**WHAT THIS TASK INVOLVES**
Write out, exactly and only, the lines that run from the top of the records to the line with "minimum width=202.5pt] (exp)". Include both ends; exclude pictures.

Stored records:
Start

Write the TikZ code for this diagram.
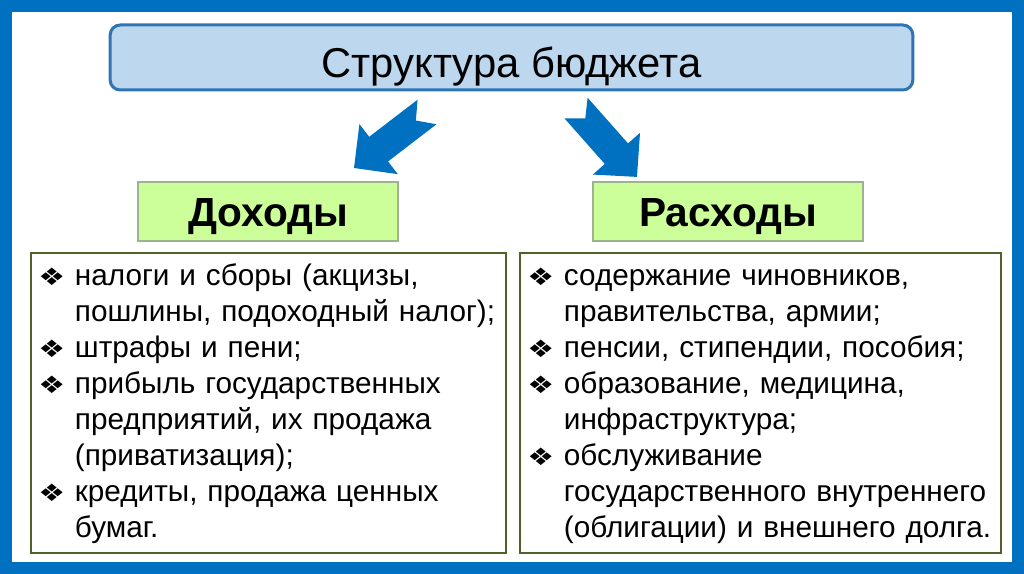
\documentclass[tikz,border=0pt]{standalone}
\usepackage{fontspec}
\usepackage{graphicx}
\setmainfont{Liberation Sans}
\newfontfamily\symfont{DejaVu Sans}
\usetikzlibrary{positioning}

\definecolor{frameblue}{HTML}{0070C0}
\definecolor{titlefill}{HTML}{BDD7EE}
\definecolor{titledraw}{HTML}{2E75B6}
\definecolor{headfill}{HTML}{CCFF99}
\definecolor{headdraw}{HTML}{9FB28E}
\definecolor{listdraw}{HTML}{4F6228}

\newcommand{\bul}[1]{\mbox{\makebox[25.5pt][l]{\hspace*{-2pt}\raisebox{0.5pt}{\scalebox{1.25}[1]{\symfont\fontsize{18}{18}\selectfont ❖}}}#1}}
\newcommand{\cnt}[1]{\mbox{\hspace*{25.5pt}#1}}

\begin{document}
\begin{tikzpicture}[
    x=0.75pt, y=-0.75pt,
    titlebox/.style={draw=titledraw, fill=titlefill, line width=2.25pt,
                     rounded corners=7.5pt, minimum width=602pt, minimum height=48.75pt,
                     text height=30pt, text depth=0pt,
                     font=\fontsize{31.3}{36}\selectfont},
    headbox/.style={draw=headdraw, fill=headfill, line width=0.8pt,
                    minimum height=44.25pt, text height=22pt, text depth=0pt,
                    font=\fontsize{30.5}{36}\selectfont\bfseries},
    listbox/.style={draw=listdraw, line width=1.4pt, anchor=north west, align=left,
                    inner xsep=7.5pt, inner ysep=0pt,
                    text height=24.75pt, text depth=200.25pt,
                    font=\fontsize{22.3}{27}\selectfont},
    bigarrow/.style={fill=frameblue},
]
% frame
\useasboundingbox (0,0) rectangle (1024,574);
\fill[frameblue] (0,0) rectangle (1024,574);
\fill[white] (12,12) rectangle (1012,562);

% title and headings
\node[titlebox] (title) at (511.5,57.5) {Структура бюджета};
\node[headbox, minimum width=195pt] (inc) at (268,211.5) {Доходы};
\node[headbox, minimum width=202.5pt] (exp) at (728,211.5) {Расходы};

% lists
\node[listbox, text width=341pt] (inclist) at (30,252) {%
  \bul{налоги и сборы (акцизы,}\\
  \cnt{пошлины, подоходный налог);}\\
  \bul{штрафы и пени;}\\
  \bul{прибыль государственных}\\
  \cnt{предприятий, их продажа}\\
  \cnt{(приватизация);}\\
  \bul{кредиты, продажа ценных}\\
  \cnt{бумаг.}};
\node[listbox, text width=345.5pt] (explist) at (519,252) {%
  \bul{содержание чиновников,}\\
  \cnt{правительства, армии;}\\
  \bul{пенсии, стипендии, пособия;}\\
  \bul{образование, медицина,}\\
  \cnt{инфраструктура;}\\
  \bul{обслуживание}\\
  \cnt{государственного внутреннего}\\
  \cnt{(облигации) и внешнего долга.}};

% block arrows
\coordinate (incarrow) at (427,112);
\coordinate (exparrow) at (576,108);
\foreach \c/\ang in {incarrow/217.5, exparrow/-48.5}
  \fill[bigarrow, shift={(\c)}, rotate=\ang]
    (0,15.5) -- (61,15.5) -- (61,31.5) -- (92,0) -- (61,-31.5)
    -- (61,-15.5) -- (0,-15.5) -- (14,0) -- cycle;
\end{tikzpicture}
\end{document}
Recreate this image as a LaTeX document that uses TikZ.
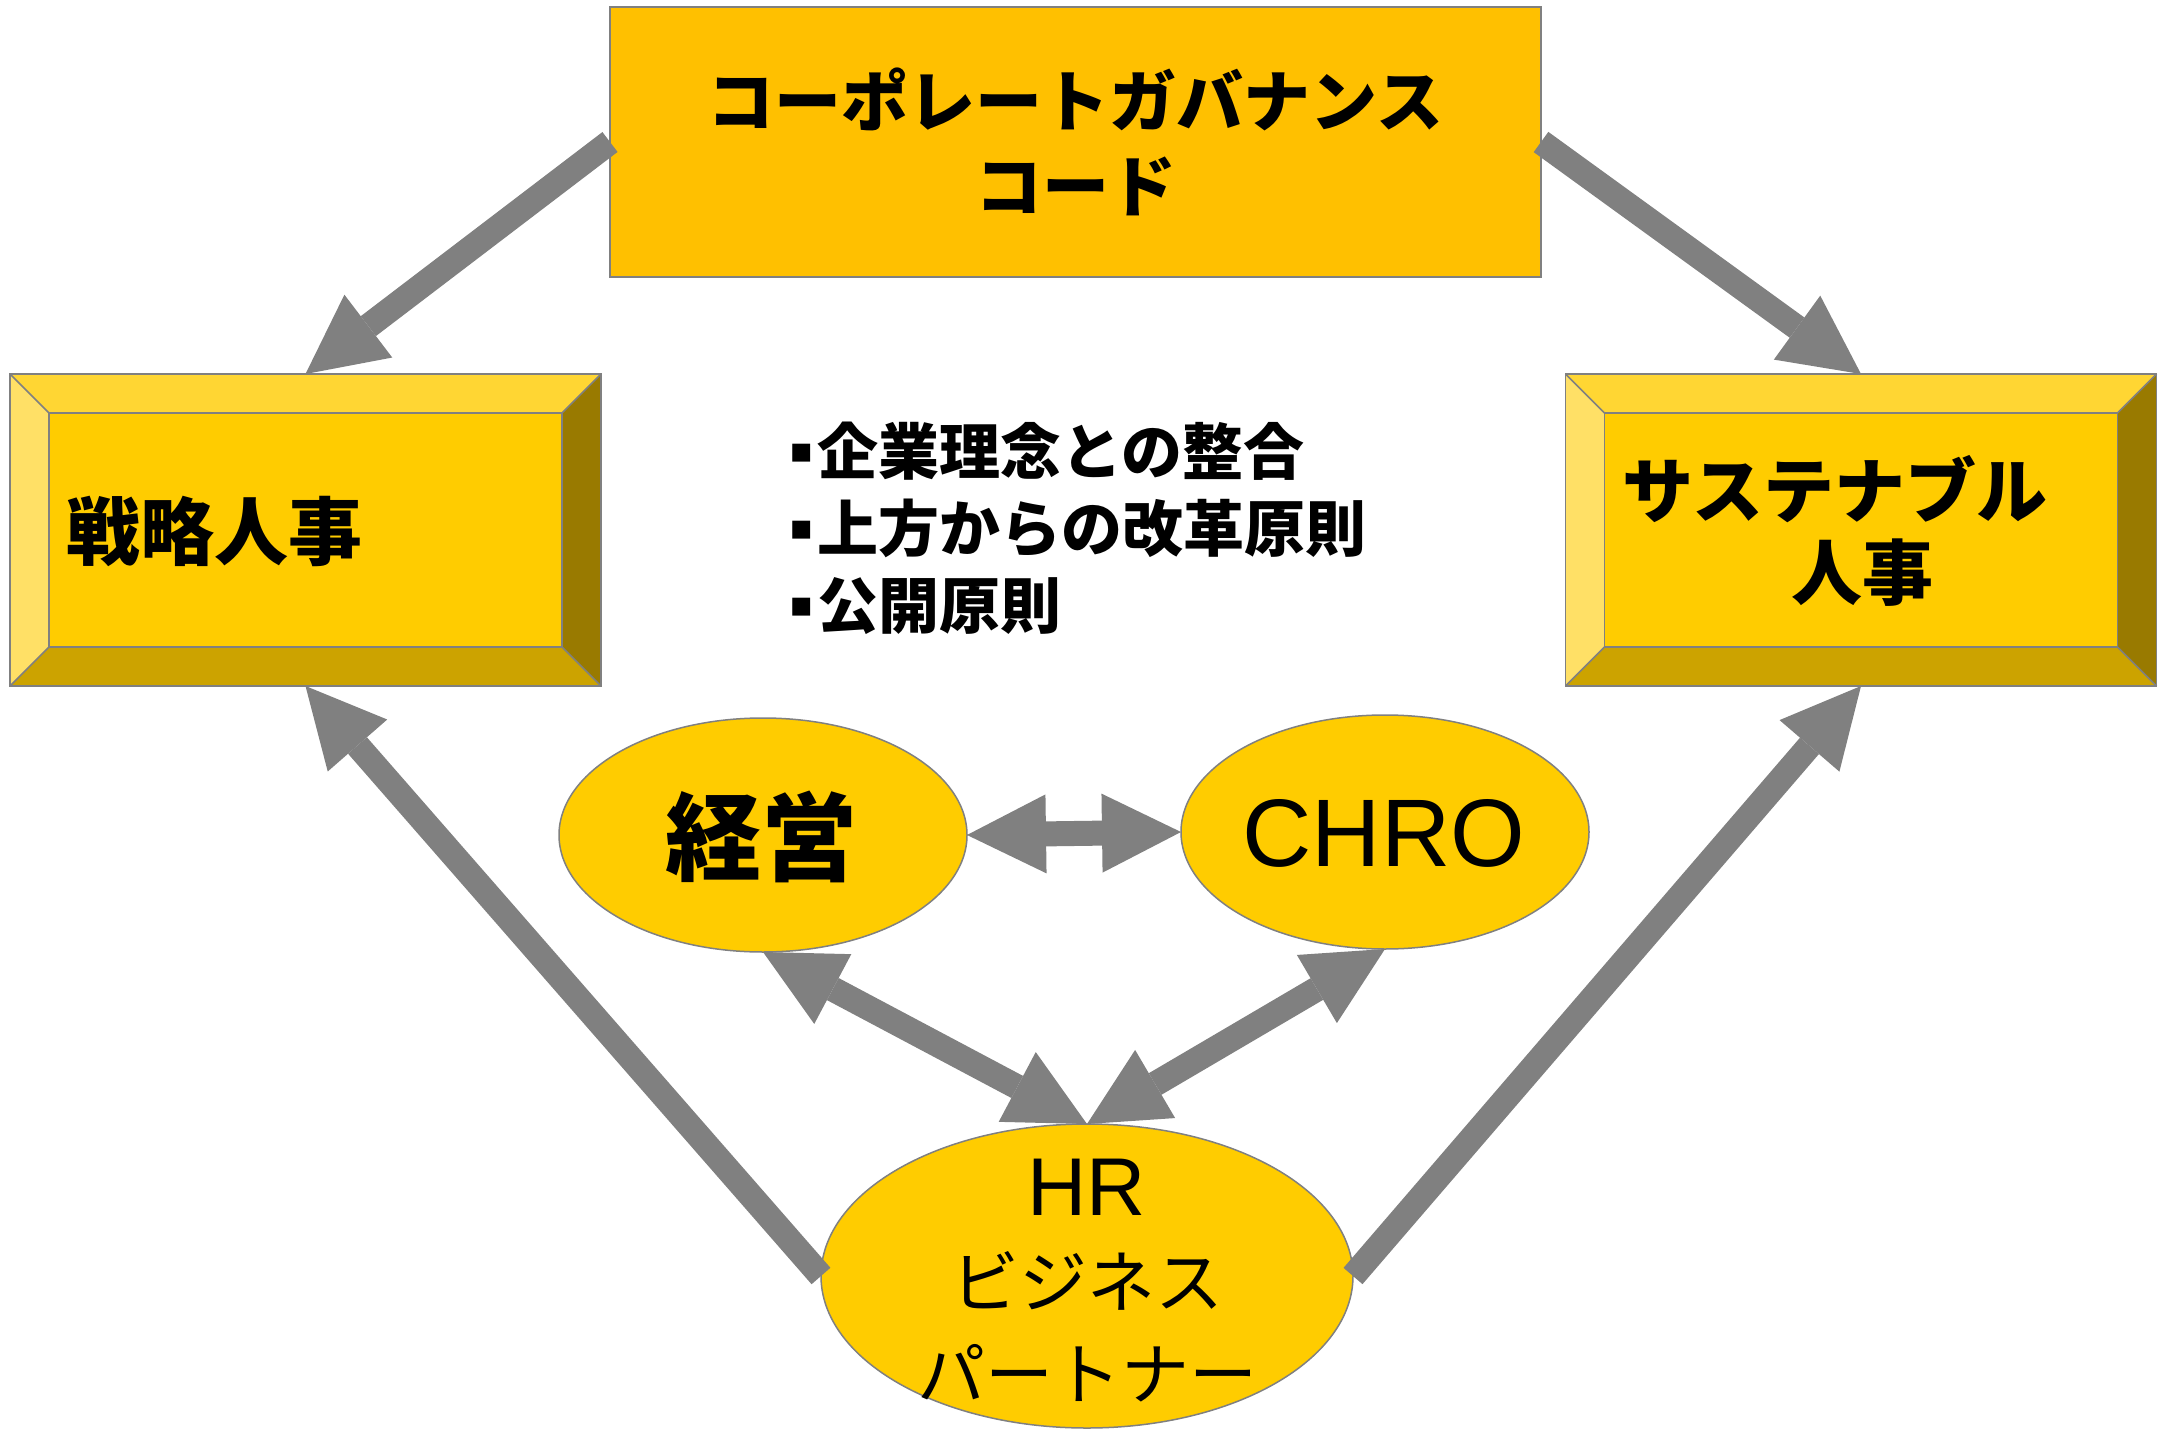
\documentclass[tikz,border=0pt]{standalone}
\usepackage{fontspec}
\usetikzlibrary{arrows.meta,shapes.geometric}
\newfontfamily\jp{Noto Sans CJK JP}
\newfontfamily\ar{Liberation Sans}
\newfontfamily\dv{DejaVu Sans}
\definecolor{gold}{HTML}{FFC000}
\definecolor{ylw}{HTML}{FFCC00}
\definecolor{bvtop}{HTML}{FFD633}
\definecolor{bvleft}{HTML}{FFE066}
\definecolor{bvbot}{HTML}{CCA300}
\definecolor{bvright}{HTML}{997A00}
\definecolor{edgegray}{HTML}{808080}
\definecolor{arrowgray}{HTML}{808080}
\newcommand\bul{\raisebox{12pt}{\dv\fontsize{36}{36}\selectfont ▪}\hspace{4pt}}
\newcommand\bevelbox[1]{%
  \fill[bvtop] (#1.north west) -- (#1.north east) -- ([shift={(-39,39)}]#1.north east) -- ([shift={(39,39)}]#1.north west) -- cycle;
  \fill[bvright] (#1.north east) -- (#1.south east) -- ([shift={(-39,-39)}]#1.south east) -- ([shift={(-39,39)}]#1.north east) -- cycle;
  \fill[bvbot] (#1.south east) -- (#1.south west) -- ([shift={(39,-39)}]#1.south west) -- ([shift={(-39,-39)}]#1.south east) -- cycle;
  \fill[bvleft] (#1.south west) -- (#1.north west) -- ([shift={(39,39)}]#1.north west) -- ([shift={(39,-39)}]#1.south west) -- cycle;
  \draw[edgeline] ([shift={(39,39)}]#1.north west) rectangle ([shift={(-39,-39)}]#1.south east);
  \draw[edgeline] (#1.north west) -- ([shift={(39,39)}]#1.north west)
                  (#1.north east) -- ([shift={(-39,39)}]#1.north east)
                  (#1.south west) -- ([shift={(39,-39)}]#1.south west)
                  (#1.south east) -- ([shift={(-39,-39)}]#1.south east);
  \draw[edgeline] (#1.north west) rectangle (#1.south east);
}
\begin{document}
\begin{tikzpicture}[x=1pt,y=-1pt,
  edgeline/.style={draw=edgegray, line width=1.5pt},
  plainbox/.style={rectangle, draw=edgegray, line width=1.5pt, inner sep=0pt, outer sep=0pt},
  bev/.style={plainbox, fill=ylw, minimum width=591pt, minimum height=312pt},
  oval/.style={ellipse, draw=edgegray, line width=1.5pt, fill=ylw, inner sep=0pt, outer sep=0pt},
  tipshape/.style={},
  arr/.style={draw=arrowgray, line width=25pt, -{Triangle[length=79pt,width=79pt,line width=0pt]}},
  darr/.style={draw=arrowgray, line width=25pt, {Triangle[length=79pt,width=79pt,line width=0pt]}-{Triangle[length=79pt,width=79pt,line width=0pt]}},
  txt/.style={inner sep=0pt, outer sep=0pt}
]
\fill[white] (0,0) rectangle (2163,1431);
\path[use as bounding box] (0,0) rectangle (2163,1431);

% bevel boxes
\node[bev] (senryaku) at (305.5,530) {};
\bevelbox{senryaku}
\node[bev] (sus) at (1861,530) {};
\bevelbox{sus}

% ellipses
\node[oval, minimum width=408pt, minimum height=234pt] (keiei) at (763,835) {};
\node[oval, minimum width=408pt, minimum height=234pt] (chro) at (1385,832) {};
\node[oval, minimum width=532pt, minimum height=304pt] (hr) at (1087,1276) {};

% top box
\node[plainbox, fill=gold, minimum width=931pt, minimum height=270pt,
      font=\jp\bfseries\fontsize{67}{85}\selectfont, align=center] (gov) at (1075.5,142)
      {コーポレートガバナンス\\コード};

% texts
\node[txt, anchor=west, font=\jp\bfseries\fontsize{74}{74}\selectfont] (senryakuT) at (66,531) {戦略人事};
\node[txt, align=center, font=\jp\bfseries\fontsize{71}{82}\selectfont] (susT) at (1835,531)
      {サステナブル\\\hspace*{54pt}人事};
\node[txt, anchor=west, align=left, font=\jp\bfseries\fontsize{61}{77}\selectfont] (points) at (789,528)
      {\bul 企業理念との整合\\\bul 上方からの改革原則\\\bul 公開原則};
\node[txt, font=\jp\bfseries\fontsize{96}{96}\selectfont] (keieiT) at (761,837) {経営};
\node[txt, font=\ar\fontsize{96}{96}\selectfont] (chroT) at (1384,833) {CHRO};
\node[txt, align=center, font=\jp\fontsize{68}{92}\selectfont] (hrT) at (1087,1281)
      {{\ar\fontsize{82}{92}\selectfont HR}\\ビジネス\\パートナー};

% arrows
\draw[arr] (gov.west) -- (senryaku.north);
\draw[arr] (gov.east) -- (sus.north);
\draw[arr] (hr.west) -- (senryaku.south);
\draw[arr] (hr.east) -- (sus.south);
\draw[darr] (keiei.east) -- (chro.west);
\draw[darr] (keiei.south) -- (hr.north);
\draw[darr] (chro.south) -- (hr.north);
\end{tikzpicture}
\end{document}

End

**RESPONSE TO THIS EXERCISE**
Write the TikZ code for this diagram.
\documentclass[tikz,border=0pt]{standalone}
\usepackage{fontspec}
\usepackage{graphicx}
\setmainfont{Liberation Sans}
\newfontfamily\symfont{DejaVu Sans}
\usetikzlibrary{positioning}

\definecolor{frameblue}{HTML}{0070C0}
\definecolor{titlefill}{HTML}{BDD7EE}
\definecolor{titledraw}{HTML}{2E75B6}
\definecolor{headfill}{HTML}{CCFF99}
\definecolor{headdraw}{HTML}{9FB28E}
\definecolor{listdraw}{HTML}{4F6228}

\newcommand{\bul}[1]{\mbox{\makebox[25.5pt][l]{\hspace*{-2pt}\raisebox{0.5pt}{\scalebox{1.25}[1]{\symfont\fontsize{18}{18}\selectfont ❖}}}#1}}
\newcommand{\cnt}[1]{\mbox{\hspace*{25.5pt}#1}}

\begin{document}
\begin{tikzpicture}[
    x=0.75pt, y=-0.75pt,
    titlebox/.style={draw=titledraw, fill=titlefill, line width=2.25pt,
                     rounded corners=7.5pt, minimum width=602pt, minimum height=48.75pt,
                     text height=30pt, text depth=0pt,
                     font=\fontsize{31.3}{36}\selectfont},
    headbox/.style={draw=headdraw, fill=headfill, line width=0.8pt,
                    minimum height=44.25pt, text height=22pt, text depth=0pt,
                    font=\fontsize{30.5}{36}\selectfont\bfseries},
    listbox/.style={draw=listdraw, line width=1.4pt, anchor=north west, align=left,
                    inner xsep=7.5pt, inner ysep=0pt,
                    text height=24.75pt, text depth=200.25pt,
                    font=\fontsize{22.3}{27}\selectfont},
    bigarrow/.style={fill=frameblue},
]
% frame
\useasboundingbox (0,0) rectangle (1024,574);
\fill[frameblue] (0,0) rectangle (1024,574);
\fill[white] (12,12) rectangle (1012,562);

% title and headings
\node[titlebox] (title) at (511.5,57.5) {Структура бюджета};
\node[headbox, minimum width=195pt] (inc) at (268,211.5) {Доходы};
\node[headbox, minimum width=202.5pt] (exp) at (728,211.5) {Расходы};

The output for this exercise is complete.